- **Prompt**:
Repeat the data that follows, word for word, without the images.

- **Charts and diagrams as code**:
◆ ◆ ◆ ◆

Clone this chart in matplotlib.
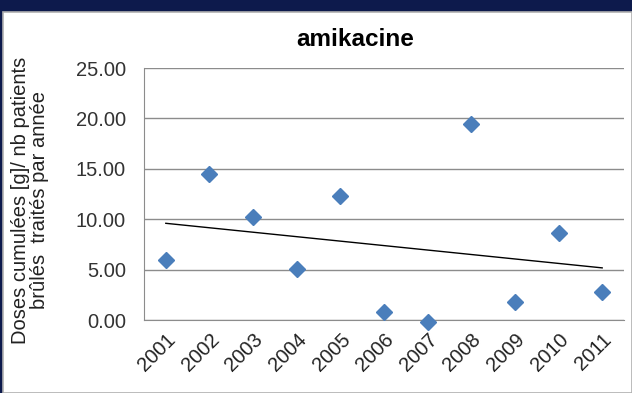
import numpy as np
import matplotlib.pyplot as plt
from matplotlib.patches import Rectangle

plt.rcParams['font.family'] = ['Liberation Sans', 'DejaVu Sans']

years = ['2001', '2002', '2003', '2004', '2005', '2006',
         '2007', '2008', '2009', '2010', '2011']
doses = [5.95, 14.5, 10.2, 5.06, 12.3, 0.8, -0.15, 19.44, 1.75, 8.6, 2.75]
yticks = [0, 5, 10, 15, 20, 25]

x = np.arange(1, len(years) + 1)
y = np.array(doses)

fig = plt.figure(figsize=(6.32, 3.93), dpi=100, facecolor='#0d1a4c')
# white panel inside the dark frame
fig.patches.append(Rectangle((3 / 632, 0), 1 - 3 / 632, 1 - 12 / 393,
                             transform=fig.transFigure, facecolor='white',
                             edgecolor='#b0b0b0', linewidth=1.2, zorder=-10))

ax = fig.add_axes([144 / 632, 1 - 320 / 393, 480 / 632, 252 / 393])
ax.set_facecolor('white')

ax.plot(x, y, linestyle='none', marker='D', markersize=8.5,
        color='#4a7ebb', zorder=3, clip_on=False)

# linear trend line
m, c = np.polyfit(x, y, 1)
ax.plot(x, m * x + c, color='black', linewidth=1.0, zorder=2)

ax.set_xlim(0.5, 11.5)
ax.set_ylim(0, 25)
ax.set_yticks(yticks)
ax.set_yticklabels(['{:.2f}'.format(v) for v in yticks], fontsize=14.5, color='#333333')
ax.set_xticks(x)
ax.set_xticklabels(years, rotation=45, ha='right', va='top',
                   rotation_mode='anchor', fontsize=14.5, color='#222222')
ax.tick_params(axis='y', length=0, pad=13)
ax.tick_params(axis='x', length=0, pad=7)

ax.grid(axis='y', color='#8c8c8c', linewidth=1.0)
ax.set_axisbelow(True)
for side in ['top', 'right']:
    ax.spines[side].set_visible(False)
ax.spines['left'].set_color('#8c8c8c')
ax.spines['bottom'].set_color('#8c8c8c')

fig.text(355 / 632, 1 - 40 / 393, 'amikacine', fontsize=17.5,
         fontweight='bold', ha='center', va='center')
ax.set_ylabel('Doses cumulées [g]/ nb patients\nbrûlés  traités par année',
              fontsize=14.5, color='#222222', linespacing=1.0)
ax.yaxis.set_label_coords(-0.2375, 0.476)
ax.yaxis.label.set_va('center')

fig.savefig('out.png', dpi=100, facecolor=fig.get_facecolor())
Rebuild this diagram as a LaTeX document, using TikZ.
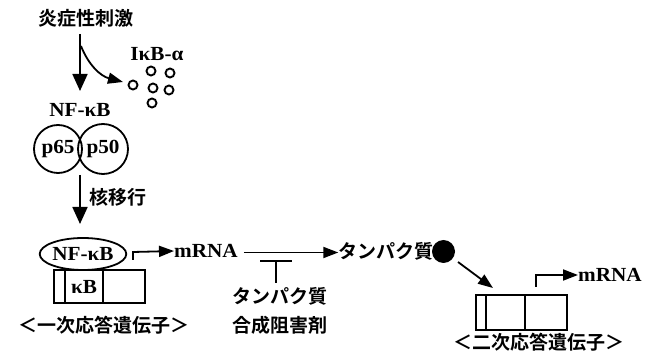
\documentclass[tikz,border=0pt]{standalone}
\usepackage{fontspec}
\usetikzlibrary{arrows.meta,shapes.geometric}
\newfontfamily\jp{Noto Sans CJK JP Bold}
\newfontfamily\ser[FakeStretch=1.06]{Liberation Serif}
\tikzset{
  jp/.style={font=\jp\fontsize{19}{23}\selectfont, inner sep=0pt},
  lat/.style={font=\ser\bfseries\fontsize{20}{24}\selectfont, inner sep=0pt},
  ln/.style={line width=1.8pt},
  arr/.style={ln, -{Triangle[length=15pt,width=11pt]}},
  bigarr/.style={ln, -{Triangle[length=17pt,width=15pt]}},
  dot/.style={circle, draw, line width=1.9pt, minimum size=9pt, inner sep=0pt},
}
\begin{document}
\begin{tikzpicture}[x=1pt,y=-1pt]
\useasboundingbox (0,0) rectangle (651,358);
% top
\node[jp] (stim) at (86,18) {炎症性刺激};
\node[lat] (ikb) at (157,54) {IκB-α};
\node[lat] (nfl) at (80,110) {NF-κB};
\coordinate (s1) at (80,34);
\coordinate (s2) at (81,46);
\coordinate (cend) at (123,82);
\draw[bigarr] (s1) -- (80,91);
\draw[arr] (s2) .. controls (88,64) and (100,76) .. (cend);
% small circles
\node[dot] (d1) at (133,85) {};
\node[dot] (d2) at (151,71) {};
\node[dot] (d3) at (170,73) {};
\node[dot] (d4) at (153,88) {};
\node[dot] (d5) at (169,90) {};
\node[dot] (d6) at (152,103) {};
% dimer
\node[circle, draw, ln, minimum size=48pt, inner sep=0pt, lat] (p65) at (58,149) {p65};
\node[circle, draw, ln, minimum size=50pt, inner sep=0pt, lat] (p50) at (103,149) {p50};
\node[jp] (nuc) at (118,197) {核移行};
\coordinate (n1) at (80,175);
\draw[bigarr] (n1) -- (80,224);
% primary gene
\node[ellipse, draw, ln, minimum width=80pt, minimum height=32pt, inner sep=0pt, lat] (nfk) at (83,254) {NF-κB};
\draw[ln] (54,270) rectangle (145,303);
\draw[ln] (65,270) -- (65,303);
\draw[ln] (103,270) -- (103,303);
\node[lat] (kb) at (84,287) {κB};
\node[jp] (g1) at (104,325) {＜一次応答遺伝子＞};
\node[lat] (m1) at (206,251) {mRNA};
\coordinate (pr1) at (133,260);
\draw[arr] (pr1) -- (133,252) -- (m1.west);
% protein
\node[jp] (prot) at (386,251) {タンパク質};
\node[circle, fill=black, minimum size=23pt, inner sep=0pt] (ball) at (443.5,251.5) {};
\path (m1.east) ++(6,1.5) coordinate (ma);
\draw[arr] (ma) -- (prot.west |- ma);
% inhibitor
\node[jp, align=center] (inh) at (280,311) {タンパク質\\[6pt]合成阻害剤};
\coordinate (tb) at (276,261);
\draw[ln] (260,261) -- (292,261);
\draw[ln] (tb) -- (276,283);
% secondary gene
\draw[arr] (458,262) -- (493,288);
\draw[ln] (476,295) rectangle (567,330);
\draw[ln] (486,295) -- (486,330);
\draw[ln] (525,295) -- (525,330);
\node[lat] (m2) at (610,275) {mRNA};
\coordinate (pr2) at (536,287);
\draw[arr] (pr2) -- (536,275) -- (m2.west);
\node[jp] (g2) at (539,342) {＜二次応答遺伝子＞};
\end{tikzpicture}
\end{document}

◆ ◆ ◆ ◆

- **Task solution**:
Clone this chart in matplotlib.
import numpy as np
import matplotlib.pyplot as plt
from matplotlib.patches import Rectangle

plt.rcParams['font.family'] = ['Liberation Sans', 'DejaVu Sans']

years = ['2001', '2002', '2003', '2004', '2005', '2006',
         '2007', '2008', '2009', '2010', '2011']
doses = [5.95, 14.5, 10.2, 5.06, 12.3, 0.8, -0.15, 19.44, 1.75, 8.6, 2.75]
yticks = [0, 5, 10, 15, 20, 25]

x = np.arange(1, len(years) + 1)
y = np.array(doses)

fig = plt.figure(figsize=(6.32, 3.93), dpi=100, facecolor='#0d1a4c')
# white panel inside the dark frame
fig.patches.append(Rectangle((3 / 632, 0), 1 - 3 / 632, 1 - 12 / 393,
                             transform=fig.transFigure, facecolor='white',
                             edgecolor='#b0b0b0', linewidth=1.2, zorder=-10))

ax = fig.add_axes([144 / 632, 1 - 320 / 393, 480 / 632, 252 / 393])
ax.set_facecolor('white')

ax.plot(x, y, linestyle='none', marker='D', markersize=8.5,
        color='#4a7ebb', zorder=3, clip_on=False)

# linear trend line
m, c = np.polyfit(x, y, 1)
ax.plot(x, m * x + c, color='black', linewidth=1.0, zorder=2)

ax.set_xlim(0.5, 11.5)
ax.set_ylim(0, 25)
ax.set_yticks(yticks)
ax.set_yticklabels(['{:.2f}'.format(v) for v in yticks], fontsize=14.5, color='#333333')
ax.set_xticks(x)
ax.set_xticklabels(years, rotation=45, ha='right', va='top',
                   rotation_mode='anchor', fontsize=14.5, color='#222222')
ax.tick_params(axis='y', length=0, pad=13)
ax.tick_params(axis='x', length=0, pad=7)

ax.grid(axis='y', color='#8c8c8c', linewidth=1.0)
ax.set_axisbelow(True)
for side in ['top', 'right']:
    ax.spines[side].set_visible(False)
ax.spines['left'].set_color('#8c8c8c')
ax.spines['bottom'].set_color('#8c8c8c')

fig.text(355 / 632, 1 - 40 / 393, 'amikacine', fontsize=17.5,
         fontweight='bold', ha='center', va='center')
ax.set_ylabel('Doses cumulées [g]/ nb patients\nbrûlés  traités par année',
              fontsize=14.5, color='#222222', linespacing=1.0)
ax.yaxis.set_label_coords(-0.2375, 0.476)
ax.yaxis.label.set_va('center')

fig.savefig('out.png', dpi=100, facecolor=fig.get_facecolor())
Rebuild this diagram as a LaTeX document, using TikZ.
\documentclass[tikz,border=0pt]{standalone}
\usepackage{fontspec}
\usetikzlibrary{arrows.meta,shapes.geometric}
\newfontfamily\jp{Noto Sans CJK JP Bold}
\newfontfamily\ser[FakeStretch=1.06]{Liberation Serif}
\tikzset{
  jp/.style={font=\jp\fontsize{19}{23}\selectfont, inner sep=0pt},
  lat/.style={font=\ser\bfseries\fontsize{20}{24}\selectfont, inner sep=0pt},
  ln/.style={line width=1.8pt},
  arr/.style={ln, -{Triangle[length=15pt,width=11pt]}},
  bigarr/.style={ln, -{Triangle[length=17pt,width=15pt]}},
  dot/.style={circle, draw, line width=1.9pt, minimum size=9pt, inner sep=0pt},
}
\begin{document}
\begin{tikzpicture}[x=1pt,y=-1pt]
\useasboundingbox (0,0) rectangle (651,358);
% top
\node[jp] (stim) at (86,18) {炎症性刺激};
\node[lat] (ikb) at (157,54) {IκB-α};
\node[lat] (nfl) at (80,110) {NF-κB};
\coordinate (s1) at (80,34);
\coordinate (s2) at (81,46);
\coordinate (cend) at (123,82);
\draw[bigarr] (s1) -- (80,91);
\draw[arr] (s2) .. controls (88,64) and (100,76) .. (cend);
% small circles
\node[dot] (d1) at (133,85) {};
\node[dot] (d2) at (151,71) {};
\node[dot] (d3) at (170,73) {};
\node[dot] (d4) at (153,88) {};
\node[dot] (d5) at (169,90) {};
\node[dot] (d6) at (152,103) {};
% dimer
\node[circle, draw, ln, minimum size=48pt, inner sep=0pt, lat] (p65) at (58,149) {p65};
\node[circle, draw, ln, minimum size=50pt, inner sep=0pt, lat] (p50) at (103,149) {p50};
\node[jp] (nuc) at (118,197) {核移行};
\coordinate (n1) at (80,175);
\draw[bigarr] (n1) -- (80,224);
% primary gene
\node[ellipse, draw, ln, minimum width=80pt, minimum height=32pt, inner sep=0pt, lat] (nfk) at (83,254) {NF-κB};
\draw[ln] (54,270) rectangle (145,303);
\draw[ln] (65,270) -- (65,303);
\draw[ln] (103,270) -- (103,303);
\node[lat] (kb) at (84,287) {κB};
\node[jp] (g1) at (104,325) {＜一次応答遺伝子＞};
\node[lat] (m1) at (206,251) {mRNA};
\coordinate (pr1) at (133,260);
\draw[arr] (pr1) -- (133,252) -- (m1.west);
% protein
\node[jp] (prot) at (386,251) {タンパク質};
\node[circle, fill=black, minimum size=23pt, inner sep=0pt] (ball) at (443.5,251.5) {};
\path (m1.east) ++(6,1.5) coordinate (ma);
\draw[arr] (ma) -- (prot.west |- ma);
% inhibitor
\node[jp, align=center] (inh) at (280,311) {タンパク質\\[6pt]合成阻害剤};
\coordinate (tb) at (276,261);
\draw[ln] (260,261) -- (292,261);
\draw[ln] (tb) -- (276,283);
% secondary gene
\draw[arr] (458,262) -- (493,288);
\draw[ln] (476,295) rectangle (567,330);
\draw[ln] (486,295) -- (486,330);
\draw[ln] (525,295) -- (525,330);
\node[lat] (m2) at (610,275) {mRNA};
\coordinate (pr2) at (536,287);
\draw[arr] (pr2) -- (536,275) -- (m2.west);
\node[jp] (g2) at (539,342) {＜二次応答遺伝子＞};
\end{tikzpicture}
\end{document}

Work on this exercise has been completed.